■ **Data to process**:
"""

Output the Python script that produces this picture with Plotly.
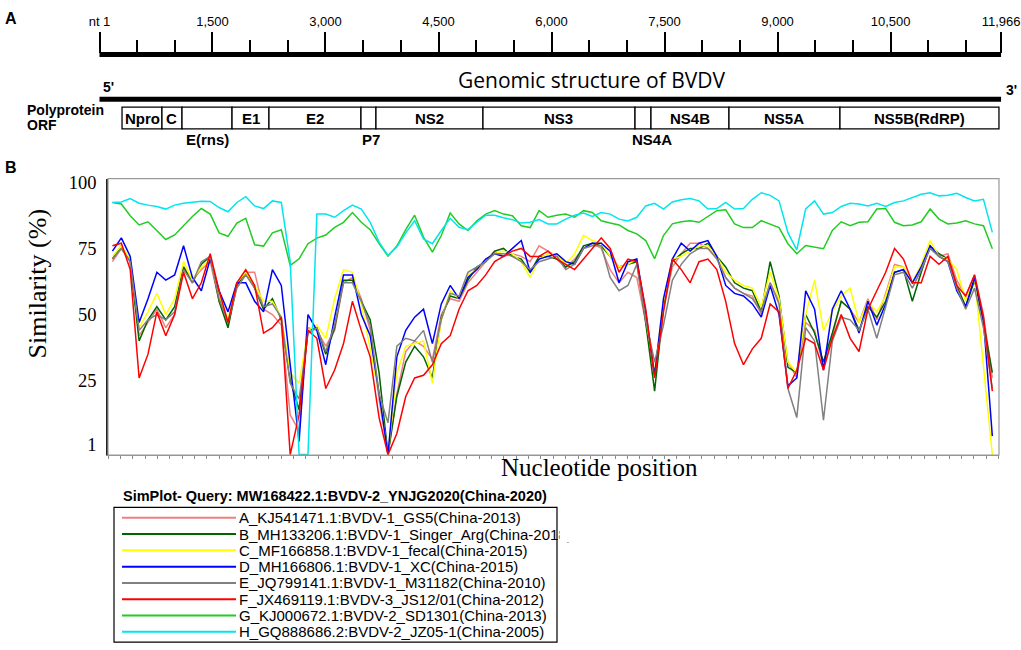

"""
"""

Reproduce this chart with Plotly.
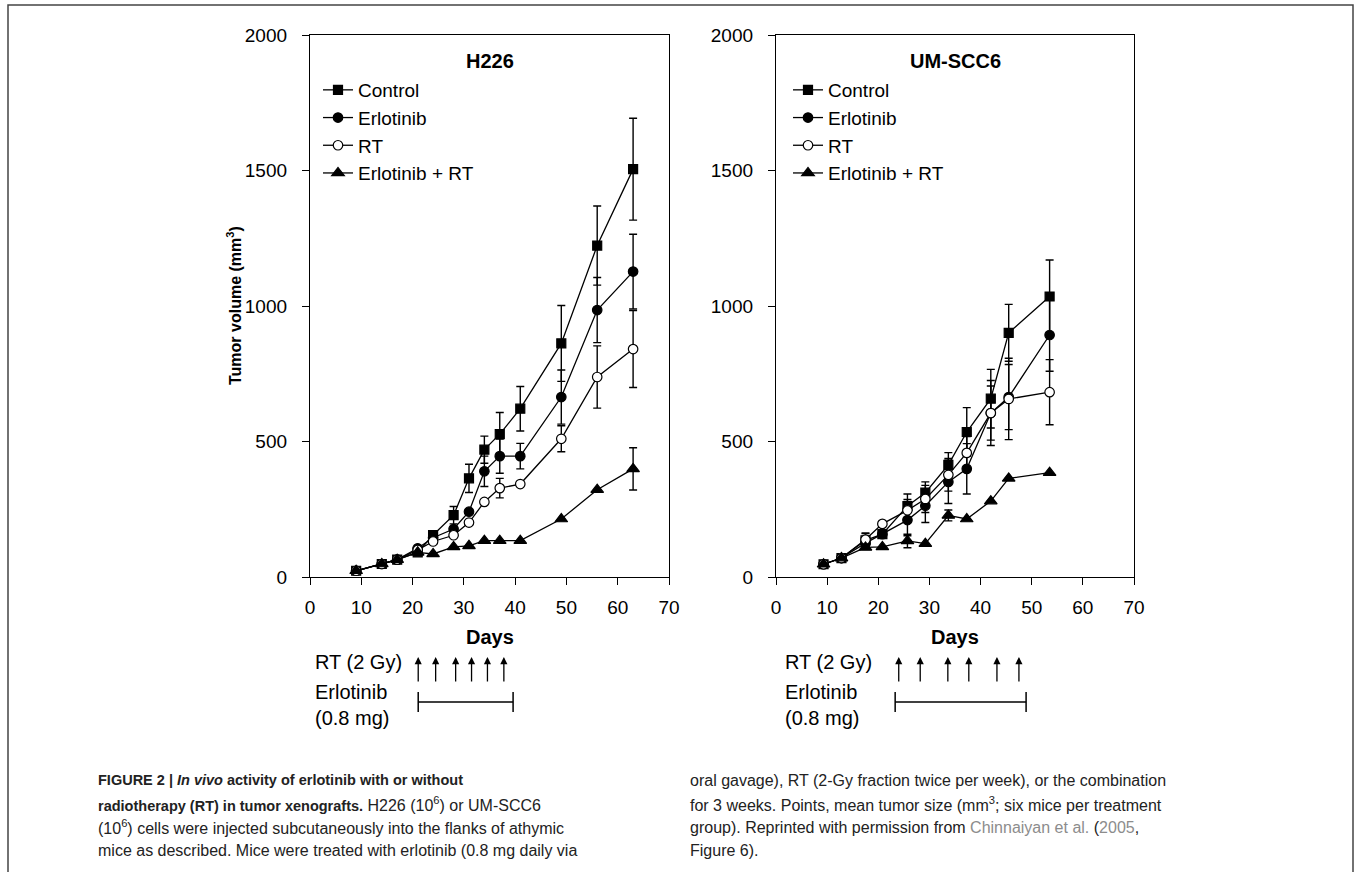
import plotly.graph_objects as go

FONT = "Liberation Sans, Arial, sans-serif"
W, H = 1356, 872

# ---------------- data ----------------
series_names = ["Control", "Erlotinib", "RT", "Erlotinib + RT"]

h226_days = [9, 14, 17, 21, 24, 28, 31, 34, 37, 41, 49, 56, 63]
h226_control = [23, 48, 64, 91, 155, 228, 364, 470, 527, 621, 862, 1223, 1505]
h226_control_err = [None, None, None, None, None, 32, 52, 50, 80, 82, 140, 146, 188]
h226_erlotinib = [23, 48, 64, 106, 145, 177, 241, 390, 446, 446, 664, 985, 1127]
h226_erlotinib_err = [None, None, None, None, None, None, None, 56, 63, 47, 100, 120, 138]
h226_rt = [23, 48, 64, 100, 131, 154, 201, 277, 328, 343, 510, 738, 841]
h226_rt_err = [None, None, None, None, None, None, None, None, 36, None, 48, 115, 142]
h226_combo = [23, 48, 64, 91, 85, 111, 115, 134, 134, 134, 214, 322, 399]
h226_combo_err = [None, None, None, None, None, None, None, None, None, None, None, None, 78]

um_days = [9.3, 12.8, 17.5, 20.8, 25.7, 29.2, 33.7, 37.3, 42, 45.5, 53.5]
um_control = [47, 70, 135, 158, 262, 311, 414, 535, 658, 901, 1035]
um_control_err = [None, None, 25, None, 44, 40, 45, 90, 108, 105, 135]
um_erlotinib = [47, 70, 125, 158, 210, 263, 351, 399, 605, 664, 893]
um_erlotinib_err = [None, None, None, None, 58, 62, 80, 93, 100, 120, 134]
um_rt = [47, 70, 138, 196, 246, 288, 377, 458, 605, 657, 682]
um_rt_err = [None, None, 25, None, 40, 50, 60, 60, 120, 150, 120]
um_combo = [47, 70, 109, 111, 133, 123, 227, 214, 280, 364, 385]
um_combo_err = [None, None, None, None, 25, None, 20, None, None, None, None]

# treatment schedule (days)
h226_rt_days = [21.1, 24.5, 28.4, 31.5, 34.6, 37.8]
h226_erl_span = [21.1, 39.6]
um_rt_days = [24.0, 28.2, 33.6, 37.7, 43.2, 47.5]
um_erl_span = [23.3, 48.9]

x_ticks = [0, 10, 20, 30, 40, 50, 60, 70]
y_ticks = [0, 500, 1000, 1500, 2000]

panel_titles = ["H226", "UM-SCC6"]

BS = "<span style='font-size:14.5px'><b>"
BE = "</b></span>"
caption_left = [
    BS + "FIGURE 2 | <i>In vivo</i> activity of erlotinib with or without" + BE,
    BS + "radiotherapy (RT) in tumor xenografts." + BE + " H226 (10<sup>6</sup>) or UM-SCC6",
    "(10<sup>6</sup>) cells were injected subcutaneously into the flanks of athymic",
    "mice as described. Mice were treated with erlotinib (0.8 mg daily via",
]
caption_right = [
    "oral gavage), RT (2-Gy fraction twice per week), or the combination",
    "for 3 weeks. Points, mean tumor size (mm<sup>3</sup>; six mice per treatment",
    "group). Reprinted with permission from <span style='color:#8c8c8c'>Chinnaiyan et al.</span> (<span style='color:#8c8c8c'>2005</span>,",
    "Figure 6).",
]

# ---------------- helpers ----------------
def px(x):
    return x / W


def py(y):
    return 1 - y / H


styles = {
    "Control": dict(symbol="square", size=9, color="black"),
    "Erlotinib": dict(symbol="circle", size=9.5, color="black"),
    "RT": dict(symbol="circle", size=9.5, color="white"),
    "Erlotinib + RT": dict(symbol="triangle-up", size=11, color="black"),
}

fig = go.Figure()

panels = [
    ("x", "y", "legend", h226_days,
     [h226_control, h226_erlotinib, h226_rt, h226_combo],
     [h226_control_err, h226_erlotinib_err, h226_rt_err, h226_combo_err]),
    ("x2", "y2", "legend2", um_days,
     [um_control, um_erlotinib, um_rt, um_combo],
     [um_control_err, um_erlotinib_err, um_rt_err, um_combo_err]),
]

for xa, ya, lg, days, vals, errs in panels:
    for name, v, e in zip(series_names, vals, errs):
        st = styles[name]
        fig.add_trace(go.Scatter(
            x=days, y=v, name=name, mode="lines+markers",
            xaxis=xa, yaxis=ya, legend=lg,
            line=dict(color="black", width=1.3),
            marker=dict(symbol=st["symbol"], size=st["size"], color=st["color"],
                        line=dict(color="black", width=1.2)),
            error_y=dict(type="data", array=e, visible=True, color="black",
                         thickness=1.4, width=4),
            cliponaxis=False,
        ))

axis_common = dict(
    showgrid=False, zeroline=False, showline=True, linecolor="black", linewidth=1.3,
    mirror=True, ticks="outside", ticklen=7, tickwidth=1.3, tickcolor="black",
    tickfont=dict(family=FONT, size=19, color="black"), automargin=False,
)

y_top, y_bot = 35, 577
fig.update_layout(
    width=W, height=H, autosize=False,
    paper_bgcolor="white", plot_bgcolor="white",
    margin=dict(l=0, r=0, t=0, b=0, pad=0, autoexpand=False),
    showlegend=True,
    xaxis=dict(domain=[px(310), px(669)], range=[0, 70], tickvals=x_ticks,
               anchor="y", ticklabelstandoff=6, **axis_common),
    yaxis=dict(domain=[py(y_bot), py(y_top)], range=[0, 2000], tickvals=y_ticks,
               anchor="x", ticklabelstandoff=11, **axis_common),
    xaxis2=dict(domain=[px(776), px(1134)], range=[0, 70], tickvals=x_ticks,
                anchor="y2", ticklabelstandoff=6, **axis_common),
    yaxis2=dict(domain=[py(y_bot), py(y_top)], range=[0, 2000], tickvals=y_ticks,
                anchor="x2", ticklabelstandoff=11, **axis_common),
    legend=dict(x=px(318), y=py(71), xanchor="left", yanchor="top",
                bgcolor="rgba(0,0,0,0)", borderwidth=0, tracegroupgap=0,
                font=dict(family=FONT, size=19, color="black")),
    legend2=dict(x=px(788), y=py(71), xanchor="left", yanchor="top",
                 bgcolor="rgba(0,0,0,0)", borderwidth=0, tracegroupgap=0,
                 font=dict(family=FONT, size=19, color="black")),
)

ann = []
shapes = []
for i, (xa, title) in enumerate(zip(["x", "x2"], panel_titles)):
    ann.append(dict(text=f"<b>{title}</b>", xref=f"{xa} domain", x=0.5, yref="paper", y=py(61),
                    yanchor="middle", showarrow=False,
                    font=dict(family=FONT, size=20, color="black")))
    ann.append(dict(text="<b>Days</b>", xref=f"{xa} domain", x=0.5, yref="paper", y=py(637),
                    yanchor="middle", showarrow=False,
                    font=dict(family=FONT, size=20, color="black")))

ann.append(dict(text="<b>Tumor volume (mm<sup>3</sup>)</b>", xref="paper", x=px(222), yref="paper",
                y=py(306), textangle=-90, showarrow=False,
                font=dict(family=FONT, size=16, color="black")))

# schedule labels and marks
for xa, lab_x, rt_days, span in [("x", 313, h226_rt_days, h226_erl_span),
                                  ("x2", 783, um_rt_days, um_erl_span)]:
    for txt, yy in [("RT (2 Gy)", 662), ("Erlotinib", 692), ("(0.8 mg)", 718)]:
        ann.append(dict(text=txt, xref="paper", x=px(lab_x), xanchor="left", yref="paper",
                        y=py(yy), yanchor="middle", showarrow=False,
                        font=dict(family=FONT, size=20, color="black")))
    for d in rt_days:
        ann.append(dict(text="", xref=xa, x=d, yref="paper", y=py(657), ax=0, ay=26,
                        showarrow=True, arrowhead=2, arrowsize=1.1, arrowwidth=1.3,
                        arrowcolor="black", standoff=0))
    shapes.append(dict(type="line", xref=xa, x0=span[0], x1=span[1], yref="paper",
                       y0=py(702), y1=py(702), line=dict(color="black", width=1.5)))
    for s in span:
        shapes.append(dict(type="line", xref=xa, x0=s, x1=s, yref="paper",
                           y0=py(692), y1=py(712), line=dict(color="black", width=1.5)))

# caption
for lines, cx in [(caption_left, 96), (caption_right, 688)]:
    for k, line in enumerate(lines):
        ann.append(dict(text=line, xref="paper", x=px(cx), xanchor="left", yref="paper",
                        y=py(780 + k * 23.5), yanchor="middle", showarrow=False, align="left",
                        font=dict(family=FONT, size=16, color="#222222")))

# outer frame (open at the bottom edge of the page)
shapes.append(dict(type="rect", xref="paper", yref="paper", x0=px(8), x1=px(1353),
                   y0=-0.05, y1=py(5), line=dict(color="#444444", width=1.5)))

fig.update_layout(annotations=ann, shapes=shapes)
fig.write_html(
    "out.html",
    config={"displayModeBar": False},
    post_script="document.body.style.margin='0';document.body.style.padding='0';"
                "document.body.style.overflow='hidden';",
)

"""

■ **What is expected**: From the entries above, copy each line holding "with".

■ **Complete response**:
Output the Python script that produces this picture with Plotly.
Reproduce this chart with Plotly.
    BS + "FIGURE 2 | <i>In vivo</i> activity of erlotinib with or without" + BE,
    "mice as described. Mice were treated with erlotinib (0.8 mg daily via",
    "group). Reprinted with permission from <span style='color:#8c8c8c'>Chinnaiyan et al.</span> (<span style='color:#8c8c8c'>2005</span>,",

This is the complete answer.